Supermarket trolleys are familiar devices, and almost no customer can manage without a trolley. As a result, the supermarket trolley may serve as a point of reference for and of the customer during his/her visit to the supermarket.
The conventional technique for purchasing items generally consists of the following. A customer enters the store and travels along the aisles with his shopping trolley, and selects and inserts into the trolley the items he wishes to purchase. When the customer completes his shopping, he comes to the cashier, who takes out each item and scans a bar code presented thereon, thereby entering the data indicative of the item's price (and possible discounts) into a computer that calculates the entire sum to be paid by the customer.
Items in the supermarket may be provided with security tags, for example, magnetic tags aimed at avoiding thefts. Such a magnetic tag typically comprises two magnetic strips made of, respectively, hard magnetic and soft magnetic materials. The hard magnetic strip is shiftable between its passive state, in which it allows the detection of a response of the soft magnetic strip to an external magnetic field generated by the security system in the exit gate, and its active state, in which it prevents the detection of the response of the soft magnetic strip. In other words, the passive state of the hard magnetic strip corresponds to the active state of a magnetic tag, in which it can be detected, and the active state of the hard magnetic strip corresponds to the passive state of the tag, in which it is non-detectable. When an item carrying such an “active” magnetic tag (not deactivated) passes through a magnetic field region (created by the external security system), the latter detects changes in the magnetic field caused by the response of the tag (of the soft magnetic strip) and generates an alarm signal. To deactivate the magnetic tag, it should be exposed to a D.C. or permanent magnetic field, which activates the hard magnetic strip (i.e., causes its magnetization), thereby preventing the detection of the soft magnetic strip response to the external AC magnetic field.
Hence, if the items are provided with security tags, the cashier removes the security tag from the purchased item or deactivates the tag remaining on the item, thereby preventing the tag from being detected by the magnetic security system mounted in an exit gate. Needless to say that this procedure is both time and manpower consuming, and is therefore inconvenient for both the customers and the store.
Techniques enabling customers to perform some of the above operations on their own have been developed, and disclosed, for example in U.S. Pat. Nos. 5,424,524 and 5,557,088. Generally, these techniques provide a customer with a self-scanning means that can be mounted on a shopping trolley, thereby enabling the customer to carry out the following: scan the bar code on a selected item, have its price displayed, scan his credit card identification code, add the displayed value to an existing list of purchased (scanned) items, and finalize the transaction.

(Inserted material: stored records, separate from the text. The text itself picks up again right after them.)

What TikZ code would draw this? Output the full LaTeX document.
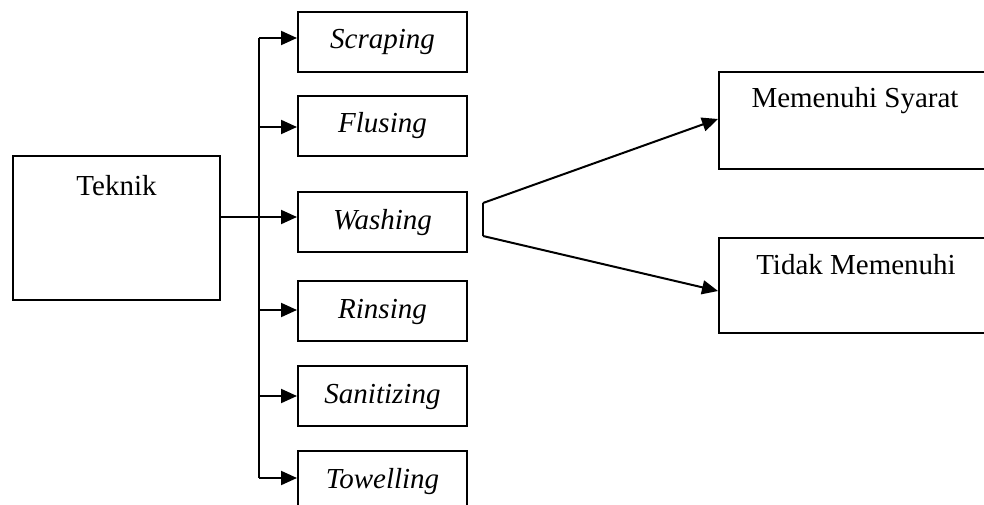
\documentclass[tikz,border=0pt]{standalone}
\usepackage{fontspec}
\setmainfont{Liberation Serif}
\usetikzlibrary{arrows.meta}
\begin{document}
\begin{tikzpicture}[x=1pt,y=-1pt,
  every node/.style={font=\fontsize{29}{34}\selectfont},
  bigbox/.style={draw, line width=2pt, rectangle, anchor=north west, inner xsep=0pt, inner ysep=0pt, align=center},
  stepbox/.style={draw, line width=2pt, rectangle, anchor=north west, inner sep=0pt,
    minimum width=169pt, minimum height=60pt, text height=21pt, text depth=7pt,
    font=\fontsize{29}{34}\selectfont\itshape},
  conn/.style={line width=2pt},
  arr/.style={line width=2pt, -{Triangle[length=16pt,width=14pt]}}
]
\clip (0,0) rectangle (984,505);
\fill[white] (0,0) rectangle (984,505);

\node[bigbox, minimum width=207pt, text height=39pt, text depth=105pt] (teknik) at (12,155) {Teknik};

\node[stepbox] (scraping) at (297,11) {Scraping};
\node[stepbox] (flusing) at (297,95) {Flusing};
\node[stepbox] (washing) at (297,191) {Washing};
\node[stepbox] (rinsing) at (297,280) {Rinsing};
\node[stepbox] (sanitizing) at (297,365) {Sanitizing};
\node[stepbox] (towelling) at (297,450) {Towelling};

\node[bigbox, minimum width=272pt, text height=36pt, text depth=61pt] (memenuhi) at (718,71) {Memenuhi Syarat};
\node[bigbox, minimum width=274pt, text height=36pt, text depth=59pt] (tidak) at (718,237) {Tidak Memenuhi};

% bus
\coordinate (b1) at (259,38);
\coordinate (b2) at (259,127);
\coordinate (b3) at (259,217);
\coordinate (b4) at (259,310);
\coordinate (b5) at (259,396);
\coordinate (b6) at (259,478);
\draw[conn] (b1) -- (b6);
\draw[arr] (b1) -- (b1 -| scraping.west);
\draw[arr] (b2) -- (b2 -| flusing.west);
\draw[arr] (b3) -- (b3 -| washing.west);
\draw[arr] (b4) -- (b4 -| rinsing.west);
\draw[arr] (b5) -- (b5 -| sanitizing.west);
\draw[arr] (b6) -- (b6 -| towelling.west);
\draw[conn] (b3 -| teknik.east) -- (b3);

% fork
\coordinate (f1) at (483,203);
\coordinate (f2) at (483,236);
\coordinate (m1) at (718,119);
\coordinate (t1) at (718,291);
\draw[conn] (f1) -- (f2);
\draw[arr] (f1) -- (m1 -| memenuhi.west);
\draw[arr] (f2) -- (t1 -| tidak.west);
\end{tikzpicture}
\end{document}
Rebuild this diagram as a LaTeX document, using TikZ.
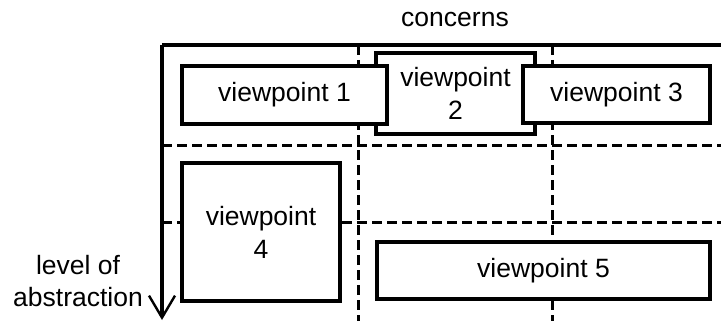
\documentclass[tikz,border=0pt]{standalone}
\usepackage{fontspec}
\setmainfont{Liberation Sans}
\usetikzlibrary{arrows.meta}
\begin{document}
\begin{tikzpicture}[x=1pt,y=-1pt,
  vbox/.style={draw,line width=3.2pt,fill=white,inner sep=0pt,align=center,
    font=\fontsize{26.5}{33}\selectfont},
  lbl/.style={inner sep=0pt,align=center,font=\fontsize{26.5}{32}\selectfont},
  grid/.style={line width=3pt,dash pattern=on 10pt off 5pt},
  axis/.style={line width=3.4pt}]
\useasboundingbox (0,0) rectangle (721,321);
% axes coordinates
\coordinate (o) at (162,45);
\coordinate (xr) at (721,45);
\coordinate (yb) at (162,320);
% dashed grid
\coordinate (v1t) at (358,45); \coordinate (v1b) at (358,321);
\coordinate (v2t) at (552,45); \coordinate (v2b) at (552,321);
\coordinate (h1l) at (162,145); \coordinate (h1r) at (721,145);
\coordinate (h2l) at (162,222); \coordinate (h2r) at (721,222);
\draw[grid] (v1t) -- (v1b);
\draw[grid] (v2t) -- (v2b);
\draw[grid] (h1l) -- (h1r);
\draw[grid] (h2l) -- (h2r);
% axes
\draw[axis] (o) -- (xr);
\draw[axis,-{Straight Barb[length=22pt,width=26pt,line width=2.4pt]}] (o) -- (yb);
% labels
\node[lbl] (concerns) at (455,20) {concerns};
\node[lbl] (level) at (78,281) {level of\\abstraction};
% boxes
\node[vbox,minimum width=159pt,minimum height=81pt] (vp2) at (455.5,93.5) {viewpoint\\2};
\node[vbox,minimum width=205pt,minimum height=58pt] (vp1) at (284.5,95) {viewpoint 1};
\node[vbox,minimum width=187pt,minimum height=57pt] (vp3) at (616.5,94.5) {viewpoint 3};
\node[vbox,minimum width=158pt,minimum height=138pt] (vp4) at (261,232) {viewpoint\\4};
\node[vbox,minimum width=333pt,minimum height=57pt] (vp5) at (543.5,270.5) {viewpoint 5};
\end{tikzpicture}
\end{document}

According to the technique of U.S. Pat. No. 5,424,524, the customer is also provided with a magnetic security assembly of the kind capable of deactivating a magnetic security element attached to each item. To prevent unscrupulous shoppers from deactivating the security strips without actually scanning the barcode (to ensure payment for the item), a personal scanner device utilizes magnet coils, which create D.C. magnetic fields only when the barcode scanner is activated. In other words, the activation of the barcode scanner (by pushing the scan button) simultaneously causes the barcode scanning and routing of a direct current through the coils of electromagnets to create the required D.C. magnetic field to deactivate the magnetic tag. This, however, causes additional complicity for the customer, if he changes his mind about purchasing an item that has already been scanned.